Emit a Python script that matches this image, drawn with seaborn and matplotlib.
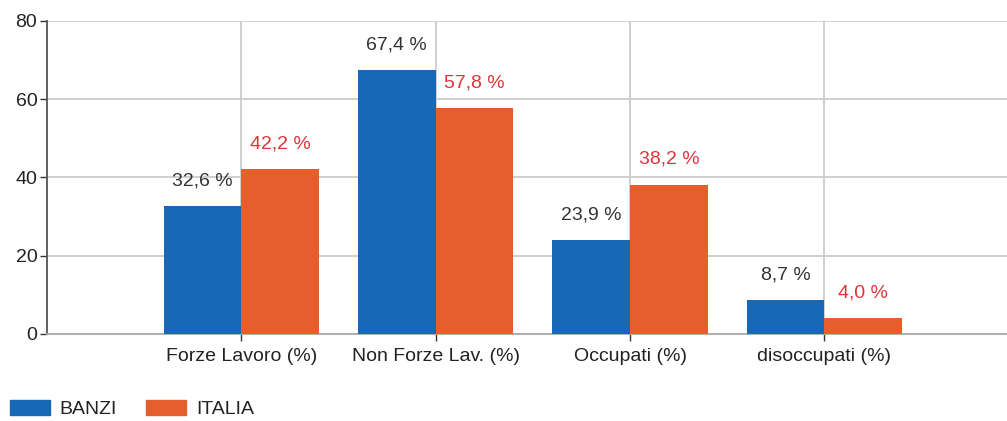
import matplotlib
matplotlib.use("Agg")
import pandas as pd
import matplotlib.pyplot as plt
import seaborn as sns

# Data
categories = ["Forze Lavoro (%)", "Non Forze Lav. (%)", "Occupati (%)", "disoccupati (%)"]
banzi = [32.6, 67.4, 23.9, 8.7]
italia = [42.2, 57.8, 38.2, 4.0]
series = ["BANZI", "ITALIA"]
colors = ["#1769b5", "#e45f2b"]
label_colors = ["#333333", "#e0343a"]

df = pd.DataFrame({
    "Categoria": categories * 2,
    "Valore": banzi + italia,
    "Serie": [series[0]] * len(categories) + [series[1]] * len(categories),
})

sns.set_style("white")
plt.rcParams["font.family"] = ["Liberation Sans", "DejaVu Sans"]
fs = 14

fig = plt.figure(figsize=(10.07, 4.21), dpi=100)
ax = fig.add_axes([0.0467, 0.2067, 0.9533, 0.7435])

sns.barplot(data=df, x="Categoria", y="Valore", hue="Serie", order=categories,
            hue_order=series, palette=colors, width=0.8, saturation=1,
            linewidth=0, ax=ax, legend=False, zorder=3)

for cont, vals, col in zip(ax.containers, [banzi, italia], label_colors):
    labels = [f"{v:.1f} %".replace(".", ",") for v in vals]
    ax.bar_label(cont, labels=labels, padding=12, color=col, fontsize=fs)

ax.set_ylim(0, 80)
ax.set_yticks([0, 20, 40, 60, 80])
ax.set_xlim(-1, 3.94)
ax.set_xlabel("")
ax.set_ylabel("")

ax.grid(True, color="#cccccc", linewidth=1.3, zorder=0)
ax.set_axisbelow(True)
for s in ["top", "right"]:
    ax.spines[s].set_visible(False)
ax.spines["left"].set_color("#555555")
ax.spines["bottom"].set_color("#aaaaaa")
ax.spines["left"].set_linewidth(1.3)
ax.spines["bottom"].set_linewidth(1.3)

ax.tick_params(axis="both", which="both", direction="out", length=5, width=1,
               color="#333333", labelcolor="#222222", labelsize=fs, left=True, bottom=True)
ax.tick_params(axis="x", pad=5)
ax.tick_params(axis="y", pad=2)

handles = [plt.Rectangle((0, 0), 1, 1, color=c) for c in colors]
fig.legend(handles, series, loc="center left", bbox_to_anchor=(0.0099, 0.028), ncol=2,
           frameon=False, fontsize=fs, handlelength=2.06, handleheight=0.85,
           handletextpad=0.5, columnspacing=1.5, borderpad=0, borderaxespad=0,
           labelcolor="#222222")

fig.savefig("out.png", dpi=100)
plt.close(fig)
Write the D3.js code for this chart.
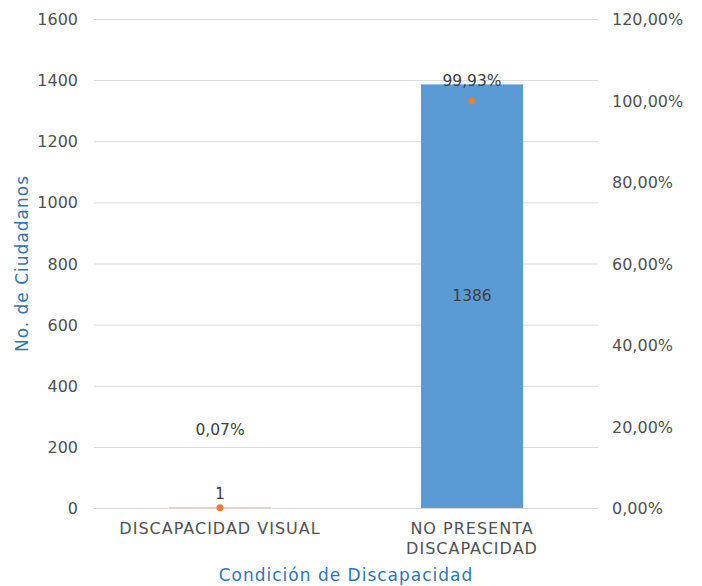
<!DOCTYPE html>
<html><head><meta charset="utf-8">
<script src="https://cdn.jsdelivr.net/npm/d3@7"></script>
<style>body{margin:0;background:#fff}svg{display:block}</style>
</head><body><svg id="c" width="702" height="586"></svg>
<script>
const categories = ["DISCAPACIDAD VISUAL", "NO PRESENTA DISCAPACIDAD"];
const categoryLines = [["DISCAPACIDAD VISUAL"], ["NO PRESENTA", "DISCAPACIDAD"]];
const counts = [1, 1386];
const percents = [0.0007, 0.9993];
const percentLabels = ["0,07%", "99,93%"];
const leftTicks = [0, 200, 400, 600, 800, 1000, 1200, 1400, 1600];
const rightTicks = [0, 0.2, 0.4, 0.6, 0.8, 1.0, 1.2];

const font = "'DejaVu Sans', sans-serif";
const fs = 15.5;
const svg = d3.select("#c");
const m = {l: 94, r: 104, t: 19, b: 78};
const W = 702, H = 586;
const x = d3.scaleBand().domain(categories).range([m.l, W - m.r]).paddingInner(0.595).paddingOuter(0.2975);
const y = d3.scaleLinear().domain([0, 1600]).range([H - m.b, m.t]);
const y2 = d3.scaleLinear().domain([0, 1.2]).range([H - m.b, m.t]);

// grid
svg.append("g").selectAll("line").data(leftTicks).join("line")
  .attr("x1", m.l).attr("x2", W - m.r)
  .attr("y1", d => y(d) + 0.5).attr("y2", d => y(d) + 0.5)
  .attr("stroke", "#d9d9d9").attr("stroke-width", 1);

// left axis
const la = svg.append("g").attr("transform", `translate(${m.l - 16},0)`)
  .call(d3.axisLeft(y).tickValues(leftTicks).tickSize(0).tickPadding(0).tickFormat(d3.format("d")));
la.select(".domain").remove();
la.selectAll("text").attr("font-family", font).attr("font-size", 16).attr("fill", "#505050").attr("dy", "0.35em");

// right axis
const fmtPct = d => d3.format(".2f")(d * 100).replace(".", ",") + "%";
const ra = svg.append("g").attr("transform", `translate(${W - m.r + 14},0)`)
  .call(d3.axisRight(y2).tickValues(rightTicks).tickSize(0).tickPadding(0).tickFormat(fmtPct));
ra.select(".domain").remove();
ra.selectAll("text").attr("font-family", font).attr("font-size", 16).attr("fill", "#505050").attr("dy", "0.35em");

// bars
svg.append("g").selectAll("rect").data(categories).join("rect")
  .attr("x", d => x(d)).attr("width", x.bandwidth())
  .attr("y", (d, i) => Math.min(y(counts[i]), y(0) - 1))
  .attr("height", (d, i) => Math.max(y(0) - y(counts[i]), 1))
  .attr("fill", (d, i) => counts[i] < 10 ? "#bdd7ee" : "#5b9bd5");

// count labels
svg.append("g").selectAll("text").data(categories).join("text")
  .attr("x", d => x(d) + x.bandwidth() / 2)
  .attr("y", (d, i) => counts[i] < 10 ? y(counts[i]) - 9 : (y(counts[i]) + y(0)) / 2 + 5)
  .attr("text-anchor", "middle").attr("font-family", font).attr("font-size", fs).attr("fill", "#404040")
  .text((d, i) => counts[i]);

// percent points
svg.append("g").selectAll("circle").data(categories).join("circle")
  .attr("cx", d => x(d) + x.bandwidth() / 2).attr("cy", (d, i) => y2(percents[i]))
  .attr("r", 3.5).attr("fill", "#ed7d31");

// percent labels
const pctOffsets = [-73, -15];
svg.append("g").selectAll("text").data(categories).join("text")
  .attr("x", d => x(d) + x.bandwidth() / 2)
  .attr("y", (d, i) => y2(percents[i]) + pctOffsets[i])
  .attr("text-anchor", "middle").attr("font-family", font).attr("font-size", fs).attr("fill", "#404040")
  .text((d, i) => percentLabels[i]);

// category labels
const cg = svg.append("g");
categories.forEach((c, i) => {
  const t = cg.append("text").attr("x", x(c) + x.bandwidth() / 2).attr("y", H - m.b + 26)
    .attr("text-anchor", "middle").attr("font-family", font).attr("font-size", 16).attr("letter-spacing", 1)
    .attr("fill", "#505050");
  categoryLines[i].forEach((ln, j) => t.append("tspan").attr("x", x(c) + x.bandwidth() / 2).attr("dy", j ? 20 : 0).text(ln));
});

// axis titles
svg.append("text").attr("x", (m.l + W - m.r) / 2).attr("y", 581).attr("text-anchor", "middle")
  .attr("font-family", font).attr("font-size", 17).attr("letter-spacing", 1).attr("fill", "#2e75b6").text("Condición de Discapacidad");
svg.append("text").attr("transform", `translate(28,${(m.t + H - m.b) / 2}) rotate(-90)`).attr("text-anchor", "middle")
  .attr("font-family", font).attr("font-size", 17).attr("letter-spacing", 1).attr("fill", "#2e75b6").text("No. de Ciudadanos");
</script></body></html>
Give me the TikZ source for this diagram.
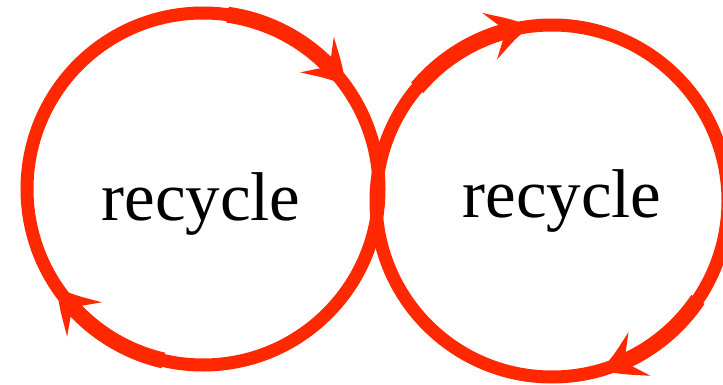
\documentclass[tikz,border=0pt]{standalone}
\usepackage{fontspec}
\setmainfont{Liberation Serif}
\usetikzlibrary{arrows.meta,bending}
\definecolor{ringred}{RGB}{255,40,0}
\tikzset{
  ring/.style={circle, draw=ringred, line width=13pt, minimum size=352pt, inner sep=0pt},
  arrowarc/.style={draw=ringred, line width=16pt, -{Stealth[length=42pt, width=48pt, inset=17pt, bend]}},
  word/.style={anchor=base, font=\fontsize{69}{80}\selectfont, inner sep=0pt}
}
\begin{document}
\begin{tikzpicture}[x=1pt,y=1pt]
\useasboundingbox (0,0) rectangle (723,384);
\node[ring] (L) at (203,195) {};
\node[ring] (R) at (552,183) {};
\node[word] (tl) at (201,164) {recycle};
\node[word] (tr) at (562,167) {recycle};
\draw[arrowarc] ([shift={(82:176pt)}]L.center) arc[start angle=82, end angle=36, radius=176pt];
\draw[arrowarc] ([shift={(257:176pt)}]L.center) arc[start angle=257, end angle=214, radius=176pt];
\draw[arrowarc] ([shift={(140:176pt)}]R.center) arc[start angle=140, end angle=97, radius=176pt];
\draw[arrowarc] ([shift={(326:176pt)}]R.center) arc[start angle=326, end angle=286, radius=176pt];
\end{tikzpicture}
\end{document}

━━━━━━━━━━━━━━━━

__STATED EXERCISE__: With the pictures left out, restate word for word every line of the data above, from the first down to the line that contains "import seaborn as sns".

__FULL SOLUTION__:
Emit a Python script that matches this image, drawn with seaborn and matplotlib.
import matplotlib
matplotlib.use("Agg")
import pandas as pd
import matplotlib.pyplot as plt
import seaborn as sns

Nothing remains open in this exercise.